First things first: I’m so happy to be back here in this space! I have missed blogging and what it has meant to me over the past few years — a place to reflect on my teaching, learning, and experiences. When I went on maternity leave last year, I had every intention of continuing to follow the Cohort 21 blogs, and maybe even be a rockstar like @ckirsh and blog while I was off. However, those good intentions fell by the wayside in the day to day business of caring for a baby, and I quickly found myself pretty far from a headspace that had much room for professional development and professional reflections. But, I’m back at it now, and in a new job to boot, and I am so excited to renew my lease on this little corner of the internet, as it were.

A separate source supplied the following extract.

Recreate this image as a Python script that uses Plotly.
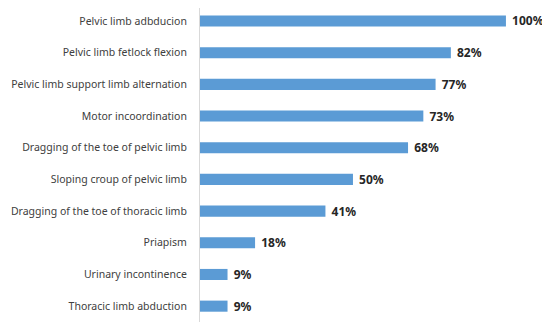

Last week, I started an exciting project working with all of the grade 8 history classes to create individual 3D artefacts for a museum exhibit featuring four ancient civilizations. We introduced students to Tinkercad and to the design tools available there, and provided them with a starting point of a template and an alphabet appropriate to their chosen ancient civilization. To their artefact, students would add their name in their ancient lettering – a nice, quick introduction to a beautifully simple piece of software with a major cool factor. So far, it has been a huge success, allowing many students who perhaps don’t typically get excited about history class to get caught saying to a classmate, “This is so cool!” I also got to witness many occasions of students eagerly helping each other and problem solving together.
For some students, the shift from working in 2D to 3D was a huge challenge. Students who play video games tended to easily adapt to the 3D environment, but a few found it quite disorienting. The additional plane was something that was sometimes forgotten.
There are also a lot of tools to use on any given object – resize tools on every side and corner, plus three different rotation tools, a tool to raise/lower your object, and a tool to change the thickness of the object.
When working with one student who was struggling to rotate his letter on the right plane, we realized that because of the angle at which he was looking at the object, the rotate tool that he needed was hidden behind the letter itself. By changing his viewpoint, he was able to see and use the tool that he needed. As we figured out the solution, I realized that there might be value in that message.
Sometimes you need to change your perspective in order to find what you need.
I know that for me, I can already see that the change in perspective, brought about by my new position, has helped me to renew my passion for my job and find more joy in what I do. Being a mom to a 14-month old has also drastically shifted my perspective on pretty much everything.
But what about you? Do you need to move to higher ground to see things more clearly? Or do you need to move around the back of a problem in order to find a solution?